═══ INFORMATION SUPPLIED

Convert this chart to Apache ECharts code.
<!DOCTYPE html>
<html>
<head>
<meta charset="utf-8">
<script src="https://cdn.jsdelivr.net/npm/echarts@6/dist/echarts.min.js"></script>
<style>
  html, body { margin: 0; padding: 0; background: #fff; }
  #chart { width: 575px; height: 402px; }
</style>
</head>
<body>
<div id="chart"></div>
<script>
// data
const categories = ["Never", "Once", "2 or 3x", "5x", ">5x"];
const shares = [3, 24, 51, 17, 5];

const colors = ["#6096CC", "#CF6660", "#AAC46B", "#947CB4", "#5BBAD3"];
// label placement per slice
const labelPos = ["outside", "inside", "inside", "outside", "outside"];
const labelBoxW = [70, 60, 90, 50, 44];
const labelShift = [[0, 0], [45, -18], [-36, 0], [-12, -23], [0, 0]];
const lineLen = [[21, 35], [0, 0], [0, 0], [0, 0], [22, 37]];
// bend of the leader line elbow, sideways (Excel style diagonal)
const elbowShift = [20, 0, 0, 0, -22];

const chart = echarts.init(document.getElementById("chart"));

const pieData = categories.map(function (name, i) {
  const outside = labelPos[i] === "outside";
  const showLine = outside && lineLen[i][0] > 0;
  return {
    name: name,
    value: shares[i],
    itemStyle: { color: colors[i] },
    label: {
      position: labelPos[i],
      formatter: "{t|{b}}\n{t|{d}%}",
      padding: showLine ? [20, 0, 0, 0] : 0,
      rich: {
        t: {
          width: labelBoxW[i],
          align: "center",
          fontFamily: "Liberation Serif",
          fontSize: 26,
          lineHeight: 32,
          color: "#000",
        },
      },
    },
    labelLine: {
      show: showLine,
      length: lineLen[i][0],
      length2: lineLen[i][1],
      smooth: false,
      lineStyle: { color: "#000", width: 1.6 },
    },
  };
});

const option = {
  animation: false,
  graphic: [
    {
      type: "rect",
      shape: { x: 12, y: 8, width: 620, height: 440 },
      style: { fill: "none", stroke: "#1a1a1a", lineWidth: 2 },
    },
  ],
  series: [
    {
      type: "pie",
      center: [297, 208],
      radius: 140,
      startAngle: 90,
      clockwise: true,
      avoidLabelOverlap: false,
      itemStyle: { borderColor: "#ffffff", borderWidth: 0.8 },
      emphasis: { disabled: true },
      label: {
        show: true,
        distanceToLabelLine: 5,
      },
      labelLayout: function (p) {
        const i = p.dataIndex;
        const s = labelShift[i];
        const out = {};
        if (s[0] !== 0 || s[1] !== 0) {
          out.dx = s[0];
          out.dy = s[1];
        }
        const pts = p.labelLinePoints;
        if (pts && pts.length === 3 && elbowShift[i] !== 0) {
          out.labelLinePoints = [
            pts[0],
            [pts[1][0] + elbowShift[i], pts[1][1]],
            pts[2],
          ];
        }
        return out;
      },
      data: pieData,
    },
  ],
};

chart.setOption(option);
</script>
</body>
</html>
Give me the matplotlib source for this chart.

══════

_EXERCISE DETAILS:_ Work through the listing above and report how many lines include the string "this", with no other text.

_THE REPLY:_ 2